Art Club paints a window into students’ imaginations

September 20, 2022

Walking into the Art Club, a student is met with chatter, the sound of pencils scratching in a sketchbook, and a lecture or a presenter showcasing a piece of art they had done that week.

“(The club) will open up the doors to be able to find giftedness in the area of arts,”  said club sponsor and Spanish teacher Glenda Hurtado. “We’ve had students that come in gifted in the arts, but we don’t have any arts. But now we have an Art Club where we’re able to open up the doors, and see that talent being portrayed in many different forms.”

Art Club meets every Monday and every non-Fiesta Friday in Room 20. There, members are assigned a weekly drawing topic.
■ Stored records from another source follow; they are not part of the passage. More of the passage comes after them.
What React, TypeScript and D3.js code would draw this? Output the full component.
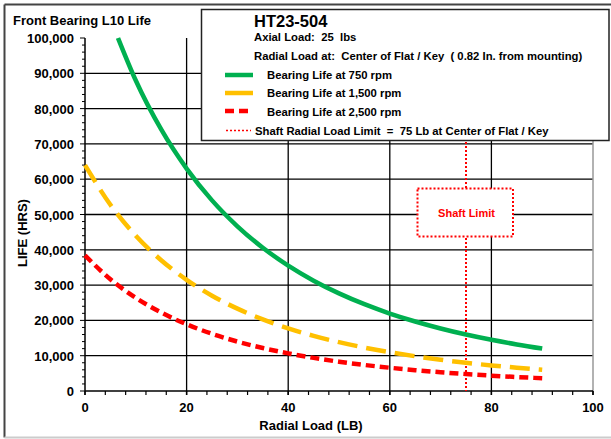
import React from "react";
import * as d3 from "d3";

const radialLoad750: number[] = [6.5, 10, 15, 20, 25, 30, 35, 40, 45, 50, 55, 60, 65, 70, 75, 80, 85, 90];
const life750: number[] = [100000, 87950, 74090, 63000, 54000, 46660, 40580, 35520, 31260, 27660, 24590, 21950, 19690, 17720, 16000, 14500, 13190, 12020];
const radialLoad: number[] = [0, 5, 10, 15, 20, 25, 30, 35, 40, 45, 50, 55, 60, 65, 70, 75, 80, 85, 90];
const life1500: number[] = [64000, 52750, 43980, 37050, 31500, 27000, 23330, 20290, 17760, 15630, 13830, 12300, 10980, 9850, 8860, 8000, 7250, 6600, 6010];
const life2500: number[] = [38410, 31650, 26390, 22230, 18900, 16200, 14000, 12170, 10660, 9380, 8300, 7380, 6590, 5910, 5320, 4800, 4350, 3960, 3610];
const shaftLimit = 75;
const xTicks: number[] = [0, 20, 40, 60, 80, 100];
const yTicks: number[] = [0, 10000, 20000, 30000, 40000, 50000, 60000, 70000, 80000, 90000, 100000];

const FONT = "'Liberation Sans', Arial, sans-serif";

export default function App() {
  const x = d3.scaleLinear().domain([0, 100]).range([85, 593]);
  const y = d3.scaleLinear().domain([0, 100000]).range([391, 38]);
  const line = d3
    .line<[number, number]>()
    .x((d) => x(d[0]))
    .y((d) => y(d[1]))
    .curve(d3.curveMonotoneX);

  const g750 = line(radialLoad750.map((r, i) => [r, life750[i]]));
  const g1500 = line(radialLoad.map((r, i) => [r, life1500[i]]));
  const g2500 = line(radialLoad.map((r, i) => [r, life2500[i]]));

  const yMinor = d3.range(0, 100001, 2000);
  const xMinor = d3.range(0, 101, 4);
  const fmt = d3.format(",");
  const sx = x(shaftLimit);

  return (
    <svg
      width={611}
      height={439}
      style={{ position: "absolute", left: 0, top: 0, background: "#fff" }}
      fontFamily={FONT}
    >
      <rect x={0} y={0} width={611} height={439} fill="#fff" />
      {/* outer frame */}
      <line x1={4.5} y1={4.5} x2={611} y2={4.5} stroke="#444" strokeWidth={2} />
      <line x1={4.5} y1={4.5} x2={4.5} y2={437.5} stroke="#444" strokeWidth={2} />
      <line x1={4.5} y1={437.5} x2={611} y2={437.5} stroke="#ccc" strokeWidth={2} />

      {/* gridlines */}
      {yTicks.slice(1, -1).map((t) => (
        <line key={"gy" + t} x1={x(0)} x2={x(100)} y1={y(t)} y2={y(t)} stroke="#000" strokeWidth={1.3} />
      ))}
      {xTicks.slice(1, -1).map((t) => (
        <line key={"gx" + t} x1={x(t)} x2={x(t)} y1={y(0)} y2={y(100000)} stroke="#000" strokeWidth={1.3} />
      ))}
      <line x1={x(100)} x2={x(100)} y1={y(0)} y2={y(100000)} stroke="#999" strokeWidth={1.5} />

      {/* axes */}
      <line x1={x(0)} x2={x(0)} y1={y(0)} y2={y(100000)} stroke="#000" strokeWidth={1.5} />
      <line x1={x(0)} x2={x(100)} y1={y(0)} y2={y(0)} stroke="#000" strokeWidth={1.5} />
      {yMinor.map((t) => (
        <line key={"ym" + t} x1={x(0) - (t % 10000 === 0 ? 5 : 3)} x2={x(0)} y1={y(t)} y2={y(t)} stroke="#000" strokeWidth={1} />
      ))}
      {xMinor.map((t) => (
        <line key={"xm" + t} x1={x(t)} x2={x(t)} y1={y(0)} y2={y(0) + 4} stroke="#000" strokeWidth={1.2} />
      ))}
      {xTicks.map((t) => (
        <line key={"xM" + t} x1={x(t)} x2={x(t)} y1={y(0)} y2={y(0) + 4} stroke="#000" strokeWidth={1.5} />
      ))}

      {/* tick labels */}
      {yTicks.map((t) => (
        <text key={"yl" + t} x={74} y={y(t) + 5} textAnchor="end" fontSize={13} fontWeight="bold" fill="#000">
          {fmt(t)}
        </text>
      ))}
      {xTicks.map((t) => (
        <text key={"xl" + t} x={x(t)} y={411.5} textAnchor="middle" fontSize={13} fontWeight="bold" fill="#000">
          {t}
        </text>
      ))}

      {/* axis titles */}
      <text x={13} y={24.5} fontSize={13} fontWeight="bold" fill="#000">Front Bearing L10 Life</text>
      <text x={311} y={430} textAnchor="middle" fontSize={13} fontWeight="bold" fill="#000">Radial Load (LB)</text>
      <text transform="translate(27,233) rotate(-90)" textAnchor="middle" fontSize={13} fontWeight="bold" fill="#000">
        LIFE (HRS)
      </text>

      {/* shaft limit line */}
      <line x1={sx} x2={sx} y1={y(100000)} y2={y(0)} stroke="#ff0000" strokeWidth={2} strokeDasharray="2,2" />

      {/* series */}
      <path d={g2500 || ""} fill="none" stroke="#ff0000" strokeWidth={4.5} strokeDasharray="9,5" />
      <path d={g1500 || ""} fill="none" stroke="#ffc000" strokeWidth={4.5} strokeDasharray="20,9" />
      <path d={g750 || ""} fill="none" stroke="#00b050" strokeWidth={4.5} />

      {/* shaft limit box */}
      <rect x={417.5} y={188.5} width={95.5} height={48} fill="#fff" stroke="#ff0000" strokeWidth={2} strokeDasharray="2,2" />
      <text x={466.5} y={216.5} textAnchor="middle" fontSize={11} fontWeight="bold" fill="#ff0000">Shaft Limit</text>

      {/* legend box */}
      <rect x={201.5} y={9.5} width={407.5} height={131} fill="#fff" stroke="#222" strokeWidth={1.5} />
      <text x={254} y={26.7} fontSize={16.5} fontWeight="bold" fill="#000">HT23-504</text>
      <text x={254} y={40.7} fontSize={11.3} fontWeight="bold" fill="#000" style={{ whiteSpace: "pre" }}>
        {"Axial Load:  25  lbs"}
      </text>
      <text x={254} y={60} fontSize={11.3} fontWeight="bold" fill="#000" style={{ whiteSpace: "pre" }}>
        {"Radial Load at:  Center of Flat / Key  ( 0.82 In. from mounting)"}
      </text>
      <line x1={225} x2={253} y1={75} y2={75} stroke="#00b050" strokeWidth={4.5} />
      <text x={267} y={78.5} fontSize={11.3} fontWeight="bold" fill="#000">Bearing Life at 750 rpm</text>
      <line x1={225} x2={253} y1={93} y2={93} stroke="#ffc000" strokeWidth={4.5} />
      <text x={267} y={96.7} fontSize={11.3} fontWeight="bold" fill="#000">Bearing Life at 1,500 rpm</text>
      <line x1={225} x2={253} y1={111} y2={111} stroke="#ff0000" strokeWidth={4.5} strokeDasharray="9,5" />
      <text x={267} y={115.5} fontSize={11.3} fontWeight="bold" fill="#000">Bearing Life at 2,500 rpm</text>
      <line x1={226} x2={251} y1={130.5} y2={130.5} stroke="#ff0000" strokeWidth={1.5} strokeDasharray="2,2" />
      <text x={255} y={135} fontSize={11.3} fontWeight="bold" fill="#000" style={{ whiteSpace: "pre" }}>
        {"Shaft Radial Load Limit  =  75 Lb at Center of Flat / Key"}
      </text>
    </svg>
  );
}
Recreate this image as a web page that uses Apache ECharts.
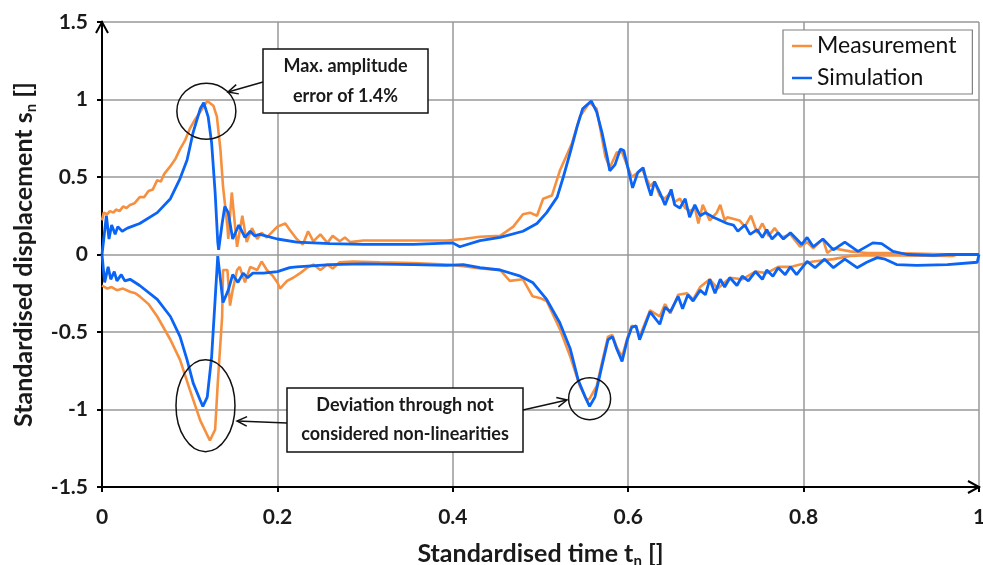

They will also follow a curriculum that aims to teach students fundamental artistic skills like composition and perspective, created by the Presidents Gabrielle Lashley and Naamah Silcott. Following the curriculum is not strictly necessary, so club members can show off anything they have created at the end of the week.

“I really want to go more on a curriculum type thing where we’re doing different lessons each week because the thing about young artists is – there’s a lot that we don’t know how to do,” Co-President Lashley said.  

Though there is a curriculum, the Art Club aims to be a place of community for artists, where students are able to chat amongst themselves while they draw, both through praise and constructive criticism, alongside the support they provide to their presenting peers. 

“I would like to get better at anatomy,” said sophomore Jo Sanders, a member of the Art Club. “I would also like to get better at color theory.” 

The Art Club is not yet able to supply students with prerequisite materials like sketchbooks. They hope to do so in the future, but as of now, students are expected to bring their own supplies. However, textbooks covering the curriculum will be created by the presidents, who own many instructional textbooks at their homes. 

“Students being able to fully get engaged with what they want to do creatively,” said Co-President Silcott. “They don’t have the expectation of having to do it for an assignment, and they don’t necessarily have to do the prompt. (Club members) just have to present whatever they were proud of that they were working on, and that would be fine too.”